MATERIAL:
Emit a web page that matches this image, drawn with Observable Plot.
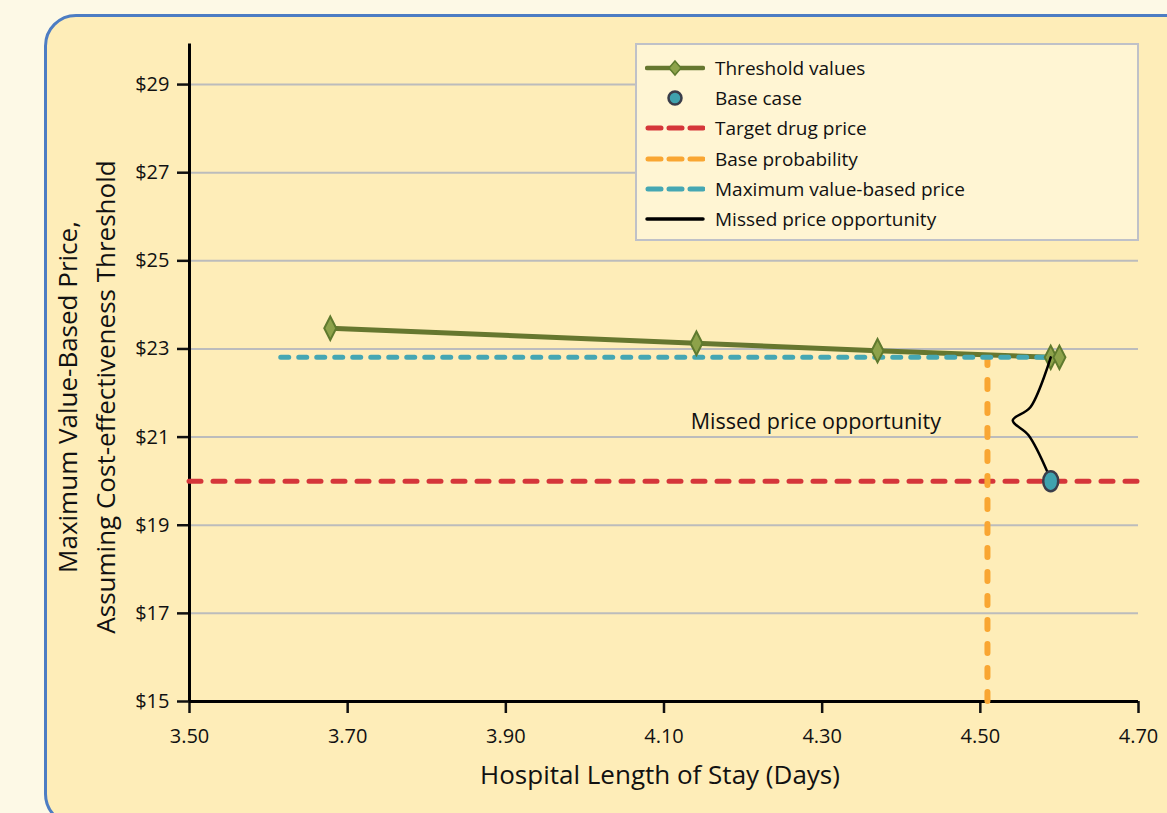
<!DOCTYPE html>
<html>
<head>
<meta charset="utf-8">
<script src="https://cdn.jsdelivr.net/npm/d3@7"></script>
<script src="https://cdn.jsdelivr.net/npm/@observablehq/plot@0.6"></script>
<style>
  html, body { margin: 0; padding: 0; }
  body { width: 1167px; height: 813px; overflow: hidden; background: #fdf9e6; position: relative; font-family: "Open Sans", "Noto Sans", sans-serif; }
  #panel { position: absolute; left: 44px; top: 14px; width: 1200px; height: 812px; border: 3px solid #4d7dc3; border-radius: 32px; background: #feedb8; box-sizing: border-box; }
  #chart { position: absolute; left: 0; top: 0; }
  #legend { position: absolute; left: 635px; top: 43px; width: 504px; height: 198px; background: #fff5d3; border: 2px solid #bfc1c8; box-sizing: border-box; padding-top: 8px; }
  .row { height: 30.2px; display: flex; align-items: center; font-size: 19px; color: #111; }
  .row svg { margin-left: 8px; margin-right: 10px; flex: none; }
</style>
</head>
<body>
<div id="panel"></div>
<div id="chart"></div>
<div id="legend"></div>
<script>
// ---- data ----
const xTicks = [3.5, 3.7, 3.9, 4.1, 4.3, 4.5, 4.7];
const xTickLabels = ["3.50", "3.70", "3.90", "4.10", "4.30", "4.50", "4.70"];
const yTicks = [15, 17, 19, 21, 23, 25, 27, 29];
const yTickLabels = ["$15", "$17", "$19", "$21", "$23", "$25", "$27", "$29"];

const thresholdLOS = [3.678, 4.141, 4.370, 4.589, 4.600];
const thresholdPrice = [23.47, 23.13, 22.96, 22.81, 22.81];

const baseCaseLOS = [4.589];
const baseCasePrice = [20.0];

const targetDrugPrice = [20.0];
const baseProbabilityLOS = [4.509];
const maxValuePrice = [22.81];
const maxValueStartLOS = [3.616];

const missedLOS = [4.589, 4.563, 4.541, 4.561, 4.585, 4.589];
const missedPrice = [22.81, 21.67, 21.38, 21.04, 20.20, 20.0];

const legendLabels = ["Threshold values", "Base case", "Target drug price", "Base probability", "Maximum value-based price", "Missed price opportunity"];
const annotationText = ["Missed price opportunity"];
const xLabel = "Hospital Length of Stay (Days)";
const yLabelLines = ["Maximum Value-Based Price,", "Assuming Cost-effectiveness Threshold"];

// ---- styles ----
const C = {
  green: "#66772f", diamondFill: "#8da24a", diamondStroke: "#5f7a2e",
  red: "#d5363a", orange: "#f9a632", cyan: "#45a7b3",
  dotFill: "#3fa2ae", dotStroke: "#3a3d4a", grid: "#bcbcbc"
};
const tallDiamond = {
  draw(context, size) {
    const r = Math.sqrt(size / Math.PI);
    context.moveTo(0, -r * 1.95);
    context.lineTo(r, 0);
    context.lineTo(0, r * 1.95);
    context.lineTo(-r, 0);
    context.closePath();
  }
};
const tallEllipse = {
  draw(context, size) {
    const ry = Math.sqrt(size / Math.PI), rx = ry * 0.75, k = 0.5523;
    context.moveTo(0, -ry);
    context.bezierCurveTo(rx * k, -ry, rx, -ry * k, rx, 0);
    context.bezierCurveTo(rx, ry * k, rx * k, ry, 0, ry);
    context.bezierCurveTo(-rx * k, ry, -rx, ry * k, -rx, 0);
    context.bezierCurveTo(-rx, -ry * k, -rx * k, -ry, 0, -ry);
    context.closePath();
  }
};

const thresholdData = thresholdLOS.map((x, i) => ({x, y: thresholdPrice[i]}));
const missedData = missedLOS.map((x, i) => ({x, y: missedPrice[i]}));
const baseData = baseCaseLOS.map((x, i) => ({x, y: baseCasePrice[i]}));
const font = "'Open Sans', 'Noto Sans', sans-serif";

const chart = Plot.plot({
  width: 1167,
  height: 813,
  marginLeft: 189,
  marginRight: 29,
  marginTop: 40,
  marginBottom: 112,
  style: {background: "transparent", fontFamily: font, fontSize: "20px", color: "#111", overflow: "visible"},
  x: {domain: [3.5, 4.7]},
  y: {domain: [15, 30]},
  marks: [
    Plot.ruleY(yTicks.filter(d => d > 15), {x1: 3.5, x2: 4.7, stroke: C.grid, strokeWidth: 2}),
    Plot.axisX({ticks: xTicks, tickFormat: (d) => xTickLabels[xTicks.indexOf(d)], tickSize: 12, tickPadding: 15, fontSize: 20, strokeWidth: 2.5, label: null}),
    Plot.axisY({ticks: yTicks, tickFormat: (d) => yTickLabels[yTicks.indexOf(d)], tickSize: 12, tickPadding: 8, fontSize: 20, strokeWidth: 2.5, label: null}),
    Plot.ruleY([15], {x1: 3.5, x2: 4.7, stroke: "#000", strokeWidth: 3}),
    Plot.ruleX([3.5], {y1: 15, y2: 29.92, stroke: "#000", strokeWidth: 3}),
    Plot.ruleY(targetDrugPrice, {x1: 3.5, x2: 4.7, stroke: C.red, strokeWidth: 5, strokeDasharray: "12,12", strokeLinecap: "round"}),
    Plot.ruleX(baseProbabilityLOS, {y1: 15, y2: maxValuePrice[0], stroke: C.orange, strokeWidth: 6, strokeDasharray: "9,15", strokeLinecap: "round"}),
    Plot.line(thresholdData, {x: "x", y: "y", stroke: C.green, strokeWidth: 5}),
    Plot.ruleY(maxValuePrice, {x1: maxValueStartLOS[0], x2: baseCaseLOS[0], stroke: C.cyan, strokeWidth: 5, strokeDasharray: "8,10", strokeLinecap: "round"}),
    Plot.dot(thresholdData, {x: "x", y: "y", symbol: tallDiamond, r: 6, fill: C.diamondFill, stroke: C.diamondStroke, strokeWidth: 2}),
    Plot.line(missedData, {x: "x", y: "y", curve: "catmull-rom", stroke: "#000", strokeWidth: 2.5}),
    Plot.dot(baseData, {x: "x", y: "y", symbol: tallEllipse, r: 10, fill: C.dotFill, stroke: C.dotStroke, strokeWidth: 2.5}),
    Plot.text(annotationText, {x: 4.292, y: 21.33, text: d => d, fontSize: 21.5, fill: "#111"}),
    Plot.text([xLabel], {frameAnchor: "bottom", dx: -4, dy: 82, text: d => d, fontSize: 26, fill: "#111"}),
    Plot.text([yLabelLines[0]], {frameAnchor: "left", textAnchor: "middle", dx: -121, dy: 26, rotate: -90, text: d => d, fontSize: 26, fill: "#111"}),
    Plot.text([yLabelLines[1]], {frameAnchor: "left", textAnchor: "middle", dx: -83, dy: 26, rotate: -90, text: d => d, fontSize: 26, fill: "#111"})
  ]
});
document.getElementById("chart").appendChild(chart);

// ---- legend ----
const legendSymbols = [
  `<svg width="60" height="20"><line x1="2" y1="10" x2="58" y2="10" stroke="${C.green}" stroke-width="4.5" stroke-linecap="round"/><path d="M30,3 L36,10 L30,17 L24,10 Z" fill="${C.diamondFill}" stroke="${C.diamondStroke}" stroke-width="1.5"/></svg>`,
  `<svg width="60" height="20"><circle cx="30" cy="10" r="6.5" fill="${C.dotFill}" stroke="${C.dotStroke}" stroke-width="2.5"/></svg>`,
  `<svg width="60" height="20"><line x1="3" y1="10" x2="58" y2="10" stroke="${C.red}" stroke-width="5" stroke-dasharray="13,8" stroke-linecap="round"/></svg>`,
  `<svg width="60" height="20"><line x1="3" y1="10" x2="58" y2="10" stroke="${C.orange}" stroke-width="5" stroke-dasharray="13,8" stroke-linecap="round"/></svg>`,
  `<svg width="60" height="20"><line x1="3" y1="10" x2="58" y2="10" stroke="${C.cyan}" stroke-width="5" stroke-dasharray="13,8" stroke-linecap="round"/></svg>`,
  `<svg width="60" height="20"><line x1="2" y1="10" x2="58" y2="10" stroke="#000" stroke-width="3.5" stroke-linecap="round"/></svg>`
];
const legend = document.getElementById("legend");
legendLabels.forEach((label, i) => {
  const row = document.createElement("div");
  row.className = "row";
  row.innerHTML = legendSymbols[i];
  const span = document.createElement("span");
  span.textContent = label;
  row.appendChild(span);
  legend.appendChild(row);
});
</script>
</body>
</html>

TASK INSTRUCTIONS: Please quote the lines of the material, beginning with the first and ending with the one that contains "const missedPrice = [22.81, 21.67, 21.38, 21.04, 20.20, 20.0];", exactly as written and without any pictures.

ANSWER TO THIS EXERCISE:
Emit a web page that matches this image, drawn with Observable Plot.
<!DOCTYPE html>
<html>
<head>
<meta charset="utf-8">
<script src="https://cdn.jsdelivr.net/npm/d3@7"></script>
<script src="https://cdn.jsdelivr.net/npm/@observablehq/plot@0.6"></script>
<style>
  html, body { margin: 0; padding: 0; }
  body { width: 1167px; height: 813px; overflow: hidden; background: #fdf9e6; position: relative; font-family: "Open Sans", "Noto Sans", sans-serif; }
  #panel { position: absolute; left: 44px; top: 14px; width: 1200px; height: 812px; border: 3px solid #4d7dc3; border-radius: 32px; background: #feedb8; box-sizing: border-box; }
  #chart { position: absolute; left: 0; top: 0; }
  #legend { position: absolute; left: 635px; top: 43px; width: 504px; height: 198px; background: #fff5d3; border: 2px solid #bfc1c8; box-sizing: border-box; padding-top: 8px; }
  .row { height: 30.2px; display: flex; align-items: center; font-size: 19px; color: #111; }
  .row svg { margin-left: 8px; margin-right: 10px; flex: none; }
</style>
</head>
<body>
<div id="panel"></div>
<div id="chart"></div>
<div id="legend"></div>
<script>
// ---- data ----
const xTicks = [3.5, 3.7, 3.9, 4.1, 4.3, 4.5, 4.7];
const xTickLabels = ["3.50", "3.70", "3.90", "4.10", "4.30", "4.50", "4.70"];
const yTicks = [15, 17, 19, 21, 23, 25, 27, 29];
const yTickLabels = ["$15", "$17", "$19", "$21", "$23", "$25", "$27", "$29"];

const thresholdLOS = [3.678, 4.141, 4.370, 4.589, 4.600];
const thresholdPrice = [23.47, 23.13, 22.96, 22.81, 22.81];

const baseCaseLOS = [4.589];
const baseCasePrice = [20.0];

const targetDrugPrice = [20.0];
const baseProbabilityLOS = [4.509];
const maxValuePrice = [22.81];
const maxValueStartLOS = [3.616];

const missedLOS = [4.589, 4.563, 4.541, 4.561, 4.585, 4.589];
const missedPrice = [22.81, 21.67, 21.38, 21.04, 20.20, 20.0];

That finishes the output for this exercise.